Task statement =>
Omit the pictures from the entries below and retype everything else exactly.

........

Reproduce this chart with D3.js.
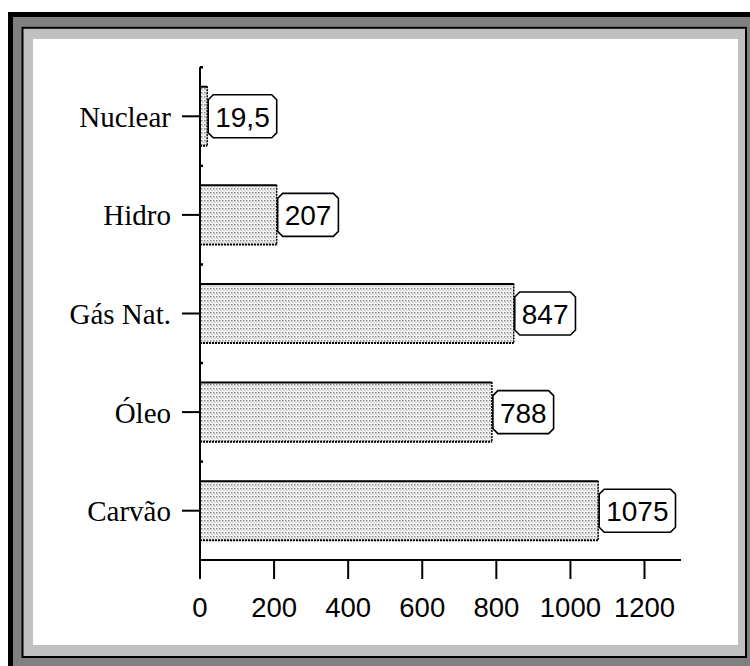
<!DOCTYPE html>
<html><head><meta charset="utf-8">
<script src="https://cdn.jsdelivr.net/npm/d3@7"></script>
<style>html,body{margin:0;padding:0;background:#fff;}svg{display:block;}</style>
</head><body>
<svg id="c" width="750" height="666"></svg>
<script>
const categories = ["Nuclear", "Hidro", "Gás Nat.", "Óleo", "Carvão"];
const values = [19.5, 207, 847, 788, 1075];
const valueLabels = ["19,5", "207", "847", "788", "1075"];
const xTicks = [0, 200, 400, 600, 800, 1000, 1200];

const svg = d3.select("#c");

// frame
svg.append("rect").attr("x", 8).attr("y", 12).attr("width", 760).attr("height", 680).attr("fill", "#000");
svg.append("rect").attr("x", 13).attr("y", 17).attr("width", 760).attr("height", 680).attr("fill", "#808080");
svg.append("rect").attr("x", 22.5).attr("y", 27.8).attr("width", 723.5).attr("height", 629.2)
  .attr("fill", "#c0c0c0").attr("stroke", "#000").attr("stroke-width", 2);
svg.append("rect").attr("x", 33).attr("y", 39).attr("width", 705).attr("height", 606).attr("fill", "#fff");

// pattern
const defs = svg.append("defs");
const pat = defs.append("pattern").attr("id", "dots").attr("patternUnits", "userSpaceOnUse")
  .attr("width", 3).attr("height", 4);
pat.append("rect").attr("width", 3).attr("height", 4).attr("fill", "#f4f4f4");
pat.append("rect").attr("x", 0).attr("y", 0).attr("width", 1.5).attr("height", 1.5).attr("fill", "#8a8a8a");
pat.append("rect").attr("x", 1.5).attr("y", 2).attr("width", 1).attr("height", 1).attr("fill", "#b0b0b0");

const x = d3.scaleLinear().domain([0, 1200]).range([200, 644.5]);
const y = d3.scaleBand().domain(categories).range([67, 560]).paddingInner(0.39).paddingOuter(0.195);

const data = categories.map((c, i) => ({c, v: values[i], l: valueLabels[i]}));

// bars
const bars = svg.append("g");
data.forEach(d => {
  const x0 = x(0), x1 = x(d.v), y0 = y(d.c), h = y.bandwidth();
  bars.append("rect").attr("x", x0).attr("y", y0).attr("width", x1 - x0).attr("height", h)
    .attr("fill", "url(#dots)");
  bars.append("line").attr("x1", x0).attr("x2", x1).attr("y1", y0 + 0.5).attr("y2", y0 + 0.5)
    .attr("stroke", "#000").attr("stroke-width", 2);
  bars.append("line").attr("x1", x0).attr("x2", x1).attr("y1", y0 + h - 0.5).attr("y2", y0 + h - 0.5)
    .attr("stroke", "#000").attr("stroke-width", 2).attr("stroke-dasharray", "2,1");
  bars.append("line").attr("x1", x1).attr("x2", x1).attr("y1", y0).attr("y2", y0 + h)
    .attr("stroke", "#000").attr("stroke-width", 1.5).attr("stroke-dasharray", "2,1");
});

// x axis
const xa = svg.append("g");
xa.append("line").attr("x1", 200).attr("x2", 681).attr("y1", 560).attr("y2", 560)
  .attr("stroke", "#000").attr("stroke-width", 2);
xTicks.forEach(t => {
  xa.append("line").attr("x1", x(t)).attr("x2", x(t)).attr("y1", 560).attr("y2", 579)
    .attr("stroke", "#000").attr("stroke-width", 2);
  xa.append("text").attr("x", x(t)).attr("y", 617).attr("text-anchor", "middle")
    .attr("font-family", "Liberation Sans, Arial, sans-serif").attr("font-size", 27.5)
    .attr("fill", "#000").text(t);
});

// y axis
const ya = svg.append("g");
ya.append("line").attr("x1", 200).attr("x2", 200).attr("y1", 67).attr("y2", 560)
  .attr("stroke", "#000").attr("stroke-width", 2);
// minor ticks at band boundaries
const step = y.step();
for (let k = 0; k < categories.length; k++) {
  const yb = y(categories[k]) - y.step() * y.paddingInner() / 2;
  ya.append("rect").attr("x", 200).attr("y", yb - 1).attr("width", 3).attr("height", 2.5).attr("fill", "#000");
}
data.forEach(d => {
  const cy = y(d.c) + y.bandwidth() / 2;
  ya.append("line").attr("x1", 182).attr("x2", 200).attr("y1", cy).attr("y2", cy)
    .attr("stroke", "#000").attr("stroke-width", 2);
  ya.append("text").attr("x", 171).attr("y", cy).attr("dy", "0.36em").attr("text-anchor", "end")
    .attr("font-family", "Liberation Serif, Times New Roman, serif").attr("font-size", 29)
    .attr("fill", "#000").text(d.c);
});

// value label boxes
const lab = svg.append("g");
data.forEach(d => {
  const cy = y(d.c) + y.bandwidth() / 2;
  const bx = x(d.v) + 1;
  const g = lab.append("g");
  const path = g.append("path");
  const t = g.append("text").attr("y", cy + 10.5)
    .attr("font-family", "Liberation Sans, Arial, sans-serif").attr("font-size", 28)
    .attr("fill", "#000").text(d.l);
  const tw = t.node().getComputedTextLength();
  const pad = 7, h = 43, c = 5;
  const w = tw + pad * 2;
  const y0 = cy - h / 2;
  t.attr("x", bx + pad);
  path.attr("d", `M${bx + c},${y0} H${bx + w - c} L${bx + w},${y0 + c} V${y0 + h - c} L${bx + w - c},${y0 + h} H${bx + c} L${bx},${y0 + h - c} V${y0 + c} Z`)
    .attr("fill", "#fff").attr("stroke", "#000").attr("stroke-width", 1.6);
});
</script>
</body></html>
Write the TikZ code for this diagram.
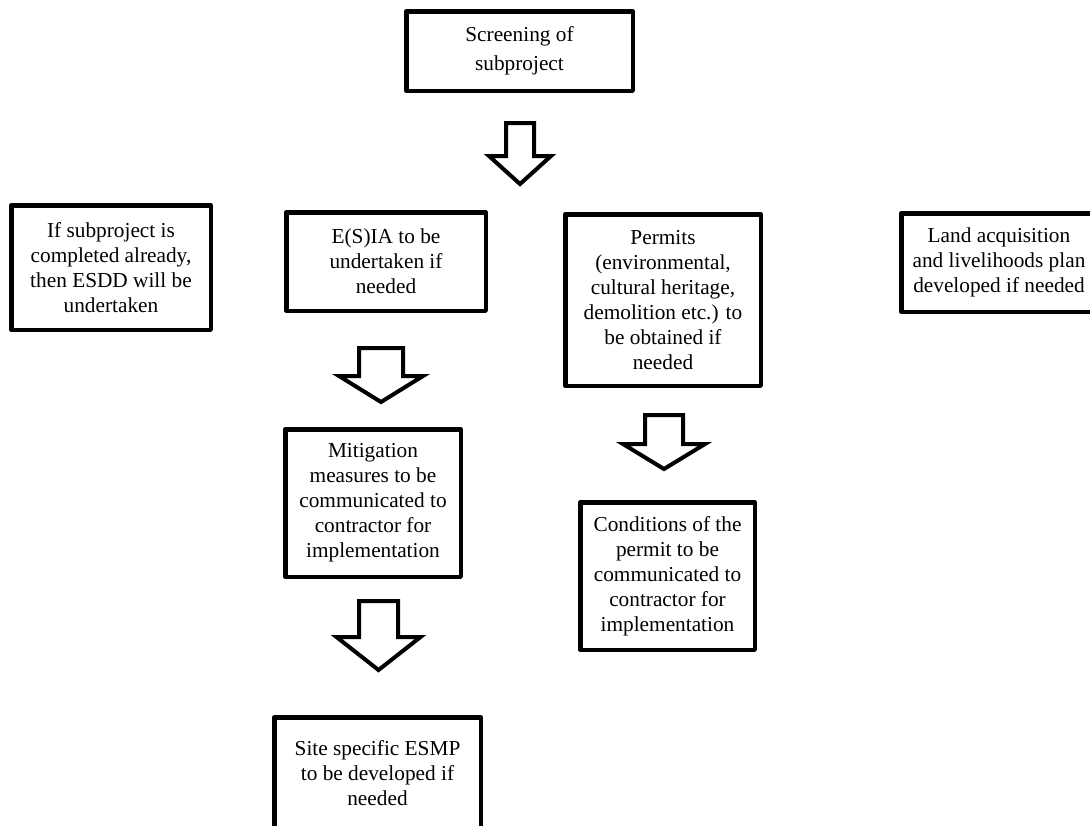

........

The answer =>
Reproduce this chart with D3.js.
<!DOCTYPE html>
<html><head><meta charset="utf-8">
<script src="https://cdn.jsdelivr.net/npm/d3@7"></script>
<style>html,body{margin:0;padding:0;background:#fff;}svg{display:block;}</style>
</head><body>
<svg id="c" width="750" height="666"></svg>
<script>
const categories = ["Nuclear", "Hidro", "Gás Nat.", "Óleo", "Carvão"];
const values = [19.5, 207, 847, 788, 1075];
const valueLabels = ["19,5", "207", "847", "788", "1075"];
const xTicks = [0, 200, 400, 600, 800, 1000, 1200];

const svg = d3.select("#c");

// frame
svg.append("rect").attr("x", 8).attr("y", 12).attr("width", 760).attr("height", 680).attr("fill", "#000");
svg.append("rect").attr("x", 13).attr("y", 17).attr("width", 760).attr("height", 680).attr("fill", "#808080");
svg.append("rect").attr("x", 22.5).attr("y", 27.8).attr("width", 723.5).attr("height", 629.2)
  .attr("fill", "#c0c0c0").attr("stroke", "#000").attr("stroke-width", 2);
svg.append("rect").attr("x", 33).attr("y", 39).attr("width", 705).attr("height", 606).attr("fill", "#fff");

// pattern
const defs = svg.append("defs");
const pat = defs.append("pattern").attr("id", "dots").attr("patternUnits", "userSpaceOnUse")
  .attr("width", 3).attr("height", 4);
pat.append("rect").attr("width", 3).attr("height", 4).attr("fill", "#f4f4f4");
pat.append("rect").attr("x", 0).attr("y", 0).attr("width", 1.5).attr("height", 1.5).attr("fill", "#8a8a8a");
pat.append("rect").attr("x", 1.5).attr("y", 2).attr("width", 1).attr("height", 1).attr("fill", "#b0b0b0");

const x = d3.scaleLinear().domain([0, 1200]).range([200, 644.5]);
const y = d3.scaleBand().domain(categories).range([67, 560]).paddingInner(0.39).paddingOuter(0.195);

const data = categories.map((c, i) => ({c, v: values[i], l: valueLabels[i]}));

// bars
const bars = svg.append("g");
data.forEach(d => {
  const x0 = x(0), x1 = x(d.v), y0 = y(d.c), h = y.bandwidth();
  bars.append("rect").attr("x", x0).attr("y", y0).attr("width", x1 - x0).attr("height", h)
    .attr("fill", "url(#dots)");
  bars.append("line").attr("x1", x0).attr("x2", x1).attr("y1", y0 + 0.5).attr("y2", y0 + 0.5)
    .attr("stroke", "#000").attr("stroke-width", 2);
  bars.append("line").attr("x1", x0).attr("x2", x1).attr("y1", y0 + h - 0.5).attr("y2", y0 + h - 0.5)
    .attr("stroke", "#000").attr("stroke-width", 2).attr("stroke-dasharray", "2,1");
  bars.append("line").attr("x1", x1).attr("x2", x1).attr("y1", y0).attr("y2", y0 + h)
    .attr("stroke", "#000").attr("stroke-width", 1.5).attr("stroke-dasharray", "2,1");
});

// x axis
const xa = svg.append("g");
xa.append("line").attr("x1", 200).attr("x2", 681).attr("y1", 560).attr("y2", 560)
  .attr("stroke", "#000").attr("stroke-width", 2);
xTicks.forEach(t => {
  xa.append("line").attr("x1", x(t)).attr("x2", x(t)).attr("y1", 560).attr("y2", 579)
    .attr("stroke", "#000").attr("stroke-width", 2);
  xa.append("text").attr("x", x(t)).attr("y", 617).attr("text-anchor", "middle")
    .attr("font-family", "Liberation Sans, Arial, sans-serif").attr("font-size", 27.5)
    .attr("fill", "#000").text(t);
});

// y axis
const ya = svg.append("g");
ya.append("line").attr("x1", 200).attr("x2", 200).attr("y1", 67).attr("y2", 560)
  .attr("stroke", "#000").attr("stroke-width", 2);
// minor ticks at band boundaries
const step = y.step();
for (let k = 0; k < categories.length; k++) {
  const yb = y(categories[k]) - y.step() * y.paddingInner() / 2;
  ya.append("rect").attr("x", 200).attr("y", yb - 1).attr("width", 3).attr("height", 2.5).attr("fill", "#000");
}
data.forEach(d => {
  const cy = y(d.c) + y.bandwidth() / 2;
  ya.append("line").attr("x1", 182).attr("x2", 200).attr("y1", cy).attr("y2", cy)
    .attr("stroke", "#000").attr("stroke-width", 2);
  ya.append("text").attr("x", 171).attr("y", cy).attr("dy", "0.36em").attr("text-anchor", "end")
    .attr("font-family", "Liberation Serif, Times New Roman, serif").attr("font-size", 29)
    .attr("fill", "#000").text(d.c);
});

// value label boxes
const lab = svg.append("g");
data.forEach(d => {
  const cy = y(d.c) + y.bandwidth() / 2;
  const bx = x(d.v) + 1;
  const g = lab.append("g");
  const path = g.append("path");
  const t = g.append("text").attr("y", cy + 10.5)
    .attr("font-family", "Liberation Sans, Arial, sans-serif").attr("font-size", 28)
    .attr("fill", "#000").text(d.l);
  const tw = t.node().getComputedTextLength();
  const pad = 7, h = 43, c = 5;
  const w = tw + pad * 2;
  const y0 = cy - h / 2;
  t.attr("x", bx + pad);
  path.attr("d", `M${bx + c},${y0} H${bx + w - c} L${bx + w},${y0 + c} V${y0 + h - c} L${bx + w - c},${y0 + h} H${bx + c} L${bx},${y0 + h - c} V${y0 + c} Z`)
    .attr("fill", "#fff").attr("stroke", "#000").attr("stroke-width", 1.6);
});
</script>
</body></html>
Write the TikZ code for this diagram.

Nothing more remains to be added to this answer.